Know About Income Tax Deduction on Availing Home Loan

In India, borrowers get certain income tax benefits when they pursue home loans from any lender. For instance, while repaying, the interest deduction on home loan may go up to Rs.50,000 per year under Section 80EE of the IT Act. One may take advantage of this rule until the borrowed amount has been paid out in full. 

Keep reading to know the most talked-about tax benefits on reducing payable interest when someone has taken a home loan.

Income Tax Deduction Benefits on Home Loan Interest in 2024

Before discussing the tax exemption regulations on pursuing a home loan, it is important to understand the concept of affordable housing. Typically, affordable housing combines several accommodation units that are financially reasonable to people whose earnings are lower than the median household income. 

Section 80EE allows for an extra tax deduction of up to Rs.50,000 on payable home loan interest per financial year. To claim this benefit, two conditions need to be satisfied:

  • The loan amount must be under Rs.35 lakh
  • The property value must not exceed Rs.50 lakh (affordable housing)

Furthermore, according to Section 24 of the Income Tax Act, buyers intending to purchase a property for staying can claim up to Rs.2 lakh deduction from the payable interests. For this, they must be willing to submit returns for the previous fiscal year. On the other hand, when the house is being rented out, the entire interest is waived as a deduction.

One may even enjoy home loan tax advantages on net payable interest amount while purchasing a second property. The regulations related to an interest on home loan deduction remain the same as they would have been for one’s first self-occupied property. This is an amendment that came into force after the Finance Ministry presented 2019’s Union Budget. 

In this regard, if someone has sought a loan for an under-construction property but has not moved in yet, they can only claim for interest deductions on the amount spent after the construction has been finished.

Finally, one may receive additional tax advantages from a joint housing loan. In those cases, each borrower seeking the loan may individually claim deductions of up to Rs.2 lakh on interest payments. For amounts up to Rs.1.5 lakh per loan, tax can also be deducted from the principal. To be eligible for this deduction, all applicants must be co-owners of the property. 

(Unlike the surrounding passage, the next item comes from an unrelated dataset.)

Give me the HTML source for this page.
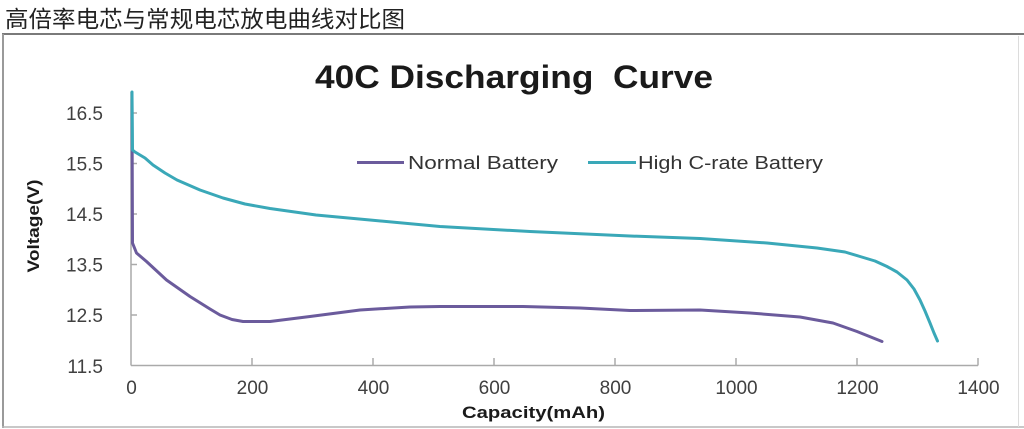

Procedure to claim home loan tax deduction

The entire process of claiming tax benefits on a home loan has been given below:

Step 1: Assess the claimable tax deduction. To find the estimated amount, one must understand their position as per the income tax slab.

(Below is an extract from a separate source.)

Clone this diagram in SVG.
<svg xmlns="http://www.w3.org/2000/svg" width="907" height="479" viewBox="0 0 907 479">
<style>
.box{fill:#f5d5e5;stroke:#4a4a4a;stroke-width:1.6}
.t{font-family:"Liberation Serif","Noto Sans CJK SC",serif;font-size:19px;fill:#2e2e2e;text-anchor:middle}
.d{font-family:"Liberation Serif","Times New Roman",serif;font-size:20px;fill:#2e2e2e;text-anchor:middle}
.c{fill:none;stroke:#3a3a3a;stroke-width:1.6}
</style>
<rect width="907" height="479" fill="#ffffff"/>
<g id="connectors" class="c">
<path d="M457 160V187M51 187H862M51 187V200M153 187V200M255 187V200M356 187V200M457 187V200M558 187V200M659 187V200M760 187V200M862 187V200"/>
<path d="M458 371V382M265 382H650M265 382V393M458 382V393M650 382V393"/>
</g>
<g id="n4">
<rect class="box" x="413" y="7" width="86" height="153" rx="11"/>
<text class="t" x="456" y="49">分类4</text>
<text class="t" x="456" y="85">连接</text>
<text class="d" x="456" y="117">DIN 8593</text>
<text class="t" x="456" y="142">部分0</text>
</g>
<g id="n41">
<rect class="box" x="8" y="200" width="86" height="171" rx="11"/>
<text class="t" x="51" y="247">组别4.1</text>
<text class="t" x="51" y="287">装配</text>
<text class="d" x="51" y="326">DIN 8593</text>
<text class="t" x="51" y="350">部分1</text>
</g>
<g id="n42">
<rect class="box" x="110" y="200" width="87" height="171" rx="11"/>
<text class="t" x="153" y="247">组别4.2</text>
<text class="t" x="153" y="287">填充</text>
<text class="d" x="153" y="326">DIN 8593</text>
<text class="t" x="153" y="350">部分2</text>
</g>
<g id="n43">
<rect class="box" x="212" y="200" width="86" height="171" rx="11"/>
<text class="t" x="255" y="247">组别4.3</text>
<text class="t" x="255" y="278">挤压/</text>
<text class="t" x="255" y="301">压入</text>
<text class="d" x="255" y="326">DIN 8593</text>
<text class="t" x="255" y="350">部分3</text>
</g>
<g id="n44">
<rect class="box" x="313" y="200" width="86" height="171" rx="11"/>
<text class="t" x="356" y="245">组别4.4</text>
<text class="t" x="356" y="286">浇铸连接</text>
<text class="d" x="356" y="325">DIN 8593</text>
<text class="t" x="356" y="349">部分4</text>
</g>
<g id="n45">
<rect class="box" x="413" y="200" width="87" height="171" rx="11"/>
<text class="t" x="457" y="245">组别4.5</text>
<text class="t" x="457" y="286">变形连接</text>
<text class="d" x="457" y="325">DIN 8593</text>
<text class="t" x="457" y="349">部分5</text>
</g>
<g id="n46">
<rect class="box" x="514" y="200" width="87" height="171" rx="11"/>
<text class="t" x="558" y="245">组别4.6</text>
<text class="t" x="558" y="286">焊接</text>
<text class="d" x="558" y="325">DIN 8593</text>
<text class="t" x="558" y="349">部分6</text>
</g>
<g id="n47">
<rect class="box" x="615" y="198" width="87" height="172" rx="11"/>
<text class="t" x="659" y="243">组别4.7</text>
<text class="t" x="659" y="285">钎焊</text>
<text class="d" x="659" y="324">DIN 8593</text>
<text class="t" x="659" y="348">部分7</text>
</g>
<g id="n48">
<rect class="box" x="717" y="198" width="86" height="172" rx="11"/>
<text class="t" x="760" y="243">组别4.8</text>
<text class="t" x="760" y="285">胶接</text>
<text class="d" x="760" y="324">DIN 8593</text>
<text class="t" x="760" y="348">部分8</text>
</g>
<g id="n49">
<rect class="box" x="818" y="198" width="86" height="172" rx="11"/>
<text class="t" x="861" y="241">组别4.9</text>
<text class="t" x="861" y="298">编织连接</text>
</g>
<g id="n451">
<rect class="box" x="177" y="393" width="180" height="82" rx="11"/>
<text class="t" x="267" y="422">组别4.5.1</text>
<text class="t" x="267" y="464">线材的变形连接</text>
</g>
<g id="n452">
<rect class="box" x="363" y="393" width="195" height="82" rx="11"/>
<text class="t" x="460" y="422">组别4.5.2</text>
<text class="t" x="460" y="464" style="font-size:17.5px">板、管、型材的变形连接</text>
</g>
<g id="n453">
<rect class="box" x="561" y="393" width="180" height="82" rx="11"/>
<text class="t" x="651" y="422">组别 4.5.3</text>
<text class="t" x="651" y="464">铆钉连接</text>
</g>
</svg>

Step 2: Before filing a claim the individuals must ensure that they either own the property or are registered as a co-borrower of the housing loan. 

Step 3: Once the above conditions are met, one must submit their home loan interest certificate to their employer. This step is extremely crucial to adjust the TDS amount. 

Step 4: If a person skips the above step they must file the tax return themselves. 

Step 5: For self-employed people, there is no need to submit any income tax documents anywhere. But they should keep everything handy so that they may immediately provide proof if the IT department raises queries regarding the same. 

Method to calculate interest deduction on home loan

The payable tax amount keeps on increasing in proportion to one’s annual earnings. Thus, to calculate the deductible income tax on home loan EMI manually, a person has to first determine their tax slab position. After accomplishing this step they must know the particulars of Section 24 of income tax and apply them to the payable income tax. 

Instead of following the long-drawn route of determining the annual payable home loan EMI, an easier way would be to take the help of an income tax calculator. Once the amount is disclosed, completing online payment remarkably reduces the overall tax.

Terms and conditions to fulfil before claiming home loan tax benefits

To claim Section 80C tax deductions on home loan principal, stamp duty, and registration charges the owner(s) must fit into the below-mentioned criteria:

  • They are not eligible to sell the concerned house within 5 years of occupying it.
  • They need to claim income tax deductions on payable stamp duty only within the year during which the charges were paid.

However, the borrower must note that these deductions cannot be claimed throughout the loan tenor. A homeowner may apply for the aforesaid deductions under Section 80C only once. 

In India, various lending institutions extend pre-approved offers to their customers on different financial products, including home loan and loan against property. Once you check your CIBIL score and find yourself to be eligible, you can quicken the loan application process by accepting these offers. Customers willing to check their pre-approved offers submit their names and contact details by visiting the lender’s website.

Any property owner or co-borrower needs to be aware of the various factors that lead to interest deductions on home loans. It not only reduces their income tax amount but also helps in selecting the ideal property as per the budget. In this regard, if anyone faces difficulty in assessing the payable home loan EMI after claiming all possible deductions they can use online calculators for more precise results.